Le cancer du poumon n’a rien à voir avec les poumons
Philippe d’Iribarne voit dans le pas d’amalgame et l’affirmation que l’islam n’a rien à voir avec l’islamisme (ou vice-versa) l’argument spécieux par excellence, celui qui vise à dénier ou minimiser une réalité ou une tendance quand elle nous déplaît, « un sophisme qui serait aussitôt dénoncé dans un domaine idéologique moins marqué ». Suivant la même logique, nous viendrait-il à l’esprit de clamer que le cancer du poumon n’a rien à voir avec le tabac sous prétexte que beaucoup de personnes fument sans en être victime ? Ou que certains cancers du poumon ne sont pas toujours dus au tabac ? On pense ici à la fameuse, pardon fumeuse, argutie selon laquelle l’islam n’a pas le monopole de l’intolérance, du sexisme, de l’homophobie ou de l’antisémitisme…
A lire aussi: « Islamophobie »: les bobards de M. Boubakeur
Le directeur de recherche au CNRS affiche son scepticisme sur le vote de la loi Pleven en 1972, modifiant celle de 1881 sur la liberté de la presse, qui punit désormais les coupables de provocations « à la discrimination, à la haine ou à la violence à l’égard d’une personne ou d’un groupe de personnes à raison de leur origine ou de leur appartenance à une ethnie, une nation, une race ou une religion déterminée ». Mais, comme le souligne l’auteur, où commence l’incitation à la discrimination, la haine ou la violence ? Tout propos critique, si anodin soit-il, ne devient-il pas du coup sanctionnable pénalement ? Des hommes inspirés jadis par les Lumières tels que Montesquieu (« Le gouvernement modéré convient mieux à la religion chrétienne et le gouvernement despotique à la mahométane ») ou Levi-Strauss (« En face de la bienveillance universelle du bouddhisme, du désir chrétien du dialogue, l’intolérance musulmane adopte une forme inconsciente chez ceux qui s’en rendent coupables ») seraient aujourd’hui cloués au pilori et poursuivis dans les prétoires par certaines associations prétendument antiracistes.
Jusqu’ici tout va mal
Face à une religion qui tarde à faire l’examen historico-critique qu’a déjà accompli le christianisme et le judaïsme, Philippe d’Iribarne se pose ouvertement la question de sa compatibilité avec les valeurs de la République. A fortiori si l’islam refuse de distinguer le politique du religieux. Comment concilier la vision irénique de l’islam et l’existence d’aspects sombres dans l’écrasante majorité des pays où il fait la loi ? Comment justifier le refus de la liberté de conscience et la difficulté à mettre en place une démocratie pluraliste dans le monde musulman ? « N’est-il pas temps pour l’Occident de faire clairement connaître à ceux qu’il accueille que sa vénération pour la liberté et l’égalité, laquelle marque depuis des siècles son projet de civilisation, n’est pas négociable ; que les nouveaux venus n’ont aucune chance de devenir des membres respectés des sociétés occidentales s’ils restent étrangers à cette vénération ? »
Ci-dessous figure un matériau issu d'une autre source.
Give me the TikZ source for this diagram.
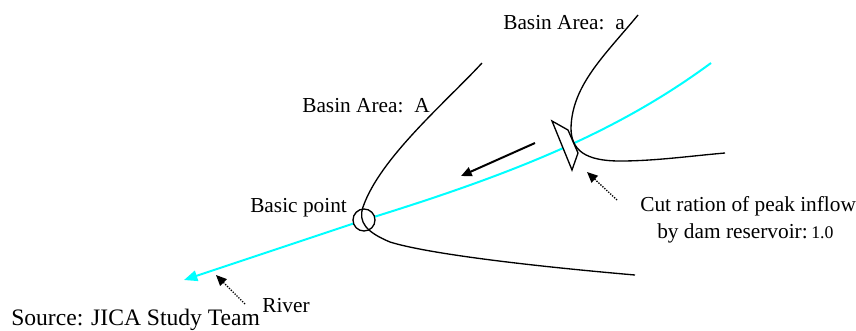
\documentclass[tikz,border=0pt]{standalone}
\usepackage{fontspec}
\setmainfont{Liberation Serif}
\usetikzlibrary{arrows.meta}
\definecolor{rivercol}{RGB}{0,255,255}
\tikzset{
  lbl/.style={font=\fontsize{16pt}{18pt}\selectfont, inner sep=0pt, anchor=base west},
  srclbl/.style={font=\fontsize{17.7pt}{20pt}\selectfont, inner sep=0pt, anchor=base west},
  small/.style={font=\fontsize{13.3pt}{15pt}\selectfont, inner sep=0pt, anchor=base west},
  ridge/.style={draw=black, line width=1pt},
  riverline/.style={draw=rivercol, line width=1.5pt},
  damshape/.style={draw=black, fill=white, line width=1pt},
  ptr/.style={draw=black, densely dotted, line width=1pt, -{Triangle[length=8pt,width=7pt]}},
  flow/.style={draw=black, line width=1.5pt, -{Triangle[length=8pt,width=7pt]}}
}
\begin{document}
\begin{tikzpicture}[x=0.75pt,y=-0.75pt]
\useasboundingbox (0,0) rectangle (856,330);
\coordinate (rs) at (711,63);
\coordinate (re) at (184,280);
\coordinate (dt) at (552,121);
\coordinate (dr) at (568,130);
\coordinate (dq) at (578,153);
\coordinate (db) at (572,170);
\coordinate (aTop) at (482,63);
\coordinate (aEnd) at (635,275);
\coordinate (bTop) at (638,15);
\coordinate (bEnd) at (725,153);
\coordinate (f1) at (535,143);
\coordinate (f2) at (461,176);
\coordinate (p1a) at (617,200);
\coordinate (p1b) at (587,172);
\coordinate (p2a) at (245,304);
\coordinate (p2b) at (216,275);
% river
\draw[riverline, -{Triangle[length=10pt,width=8pt]}] (rs) .. controls (620,130) and (520,172) .. (364,220) -- (re);
% dam
\draw[damshape] (dt) -- (dr) -- (dq) -- (db) -- cycle;
% basic point
\node[draw=black, fill=white, circle, line width=1pt, minimum size=16.5pt, inner sep=0pt] (bp) at (364,220) {};
% basin curves
\draw[ridge] (aTop) .. controls (445,103) and (380,158) .. (363,207) .. controls (358,222) and (366,232) .. (390,242) .. controls (425,253) and (520,265) .. (aEnd);
\draw[ridge] (bTop) .. controls (605,55) and (572,85) .. (571,128) .. controls (571,150) and (585,161) .. (620,161) .. controls (655,161) and (690,156) .. (bEnd);
% arrows
\draw[flow] (f1) -- (f2);
\draw[ptr] (p1a) -- (p1b);
\draw[ptr] (p2a) -- (p2b);
% labels
\node[lbl] (l1) at (503,29) {Basin Area:\ \ a};
\node[lbl] (l2) at (302,112) {Basin Area:\ \ A};
\node[lbl] (l3) at (250,212) {Basic point};
\node[lbl] (l4) at (640,211) {Cut ration of peak inflow};
\node[lbl] (l5) at (657,238) {by dam reservoir:};
\node[small] (l6) at (811,238) {1.0};
\node[lbl] (l7) at (262,312) {River};
\node[srclbl] (l8) at (11,325.5) {Source: JICA Study Team};
\end{tikzpicture}
\end{document}
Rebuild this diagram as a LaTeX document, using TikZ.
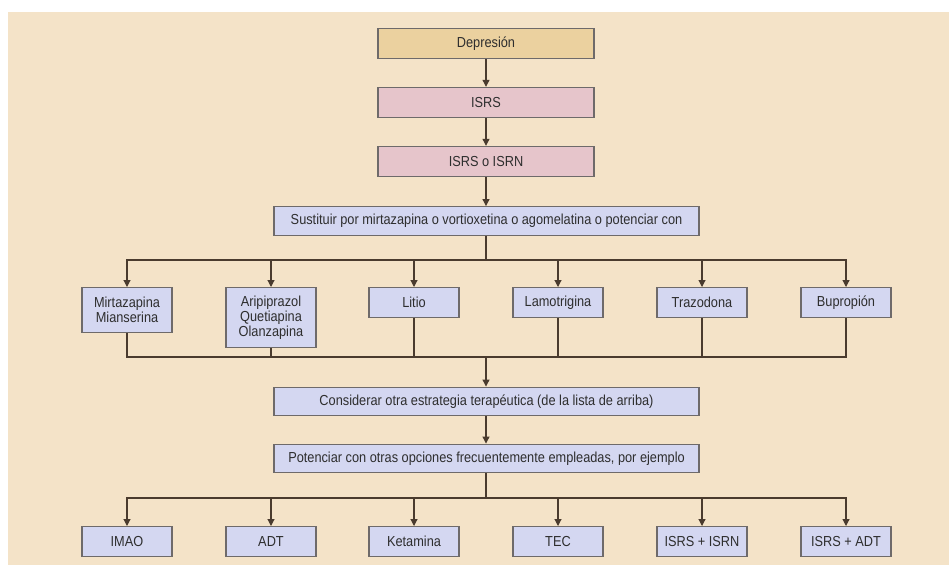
\documentclass[tikz,border=0pt]{standalone}
\usepackage{fontspec}
\setmainfont[FakeStretch=0.88]{Liberation Sans}
\usetikzlibrary{arrows.meta}
\definecolor{bgbeige}{HTML}{F4E3C8}
\definecolor{deptan}{HTML}{EBD19F}
\definecolor{pinkbox}{HTML}{E6C5CB}
\definecolor{lilac}{HTML}{D4D7F1}
\definecolor{boxline}{HTML}{6E6A6A}
\definecolor{wire}{HTML}{4A3B2E}
\definecolor{ink}{HTML}{2E2E2E}
\tikzset{
	box/.style={draw=boxline, line width=1.4pt, text=ink, font=\fontsize{14.5}{15}\selectfont, align=center, inner sep=0pt},
	topbox/.style={box, minimum width=216pt, minimum height=30pt},
	widebox/.style={box, fill=lilac, minimum width=425pt, minimum height=28.5pt},
	drug/.style={box, fill=lilac, anchor=north, minimum width=90pt, minimum height=30pt},
	wired/.style={draw=wire, line width=1.1pt},
	arr/.style={wired, -{Triangle[width=7pt,length=7pt]}}
}
\begin{document}
\begin{tikzpicture}[x=1pt,y=-1pt]
	\useasboundingbox (0,0) rectangle (949,565);
	\fill[bgbeige] (8,12) rectangle (949,565);
	\node[topbox, fill=deptan] (dep) at (486,43.5) {Depresión};
	\node[topbox, fill=pinkbox] (isrs) at (486,102.5) {ISRS};
	\node[topbox, fill=pinkbox] (isrn) at (486,161.5) {ISRS o ISRN};
	\node[widebox] (sust) at (486.5,221) {Sustituir por mirtazapina o vortioxetina o agomelatina o potenciar con};
	\node[drug, minimum height=45pt] (mirt) at (127,287) {Mirtazapina\\Mianserina};
	\node[drug, minimum height=60pt] (arip) at (271,287) {Aripiprazol\\Quetiapina\\Olanzapina};
	\node[drug] (litio) at (414,287) {Litio};
	\node[drug] (lamo) at (558,287) {Lamotrigina};
	\node[drug] (traz) at (702,287) {Trazodona};
	\node[drug] (bupr) at (846,287) {Bupropión};
	\node[widebox] (cons) at (486.5,401.5) {Considerar otra estrategia terapéutica (de la lista de arriba)};
	\node[widebox] (pot) at (486.5,458.5) {Potenciar con otras opciones frecuentemente empleadas, por ejemplo};
	\node[drug] (imao) at (127,526) {IMAO};
	\node[drug] (adt) at (271,526) {ADT};
	\node[drug] (keta) at (414,526) {Ketamina};
	\node[drug] (tec) at (558,526) {TEC};
	\node[drug] (isrsn) at (702,526) {ISRS + ISRN};
	\node[drug] (isrsadt) at (846,526) {ISRS + ADT};
	\coordinate (split) at (486,260);
	\coordinate (join) at (486,357);
	\coordinate (split2) at (486,498);
	\draw[arr] (dep) -- (isrs);
	\draw[arr] (isrs) -- (isrn);
	\draw[arr] (isrn) -- (isrn |- sust.north);
	\draw[wired] (split |- sust.south) -- (split);
	\foreach \n in {mirt,arip,litio,lamo,traz,bupr}
		\draw[arr] (split) -| (\n.north);
	\foreach \n in {mirt,arip,litio,lamo,traz,bupr}
		\draw[wired] (\n.south) |- (join);
	\draw[arr] (join) -- (join |- cons.north);
	\draw[arr] (join |- cons.south) -- (join |- pot.north);
	\draw[wired] (split2 |- pot.south) -- (split2);
	\foreach \n in {imao,adt,keta,tec,isrsn,isrsadt}
		\draw[arr] (split2) -| (\n.north);
\end{tikzpicture}
\end{document}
Et de conclure, quelques lignes plus loin : « La forme d’islam qui a actuellement le vent en poupe privilégie l’imposition d’un ordre social. Cet ordre est-il consubstantiel à l’islam ? Relève-t-il d’une sorte d’essence de celui-ci ? Manifestement, les islamistes en sont convaincus. Mais, si c’est bien le cas, les adversaires résolus de l’islam ont raison d’affirmer que c’est dans son ensemble, dans toutes ses dimensions, qu’il est incompatible avec les valeurs de l’Occident. Tout espoir de voir l’islam s’intégrer paisiblement à celui-ci serait dès lors illusoire. »
Islamophobie : intoxication idéologique (éditions Albin Michel), à lire cet été sur la plage. Avec ou sans burkini.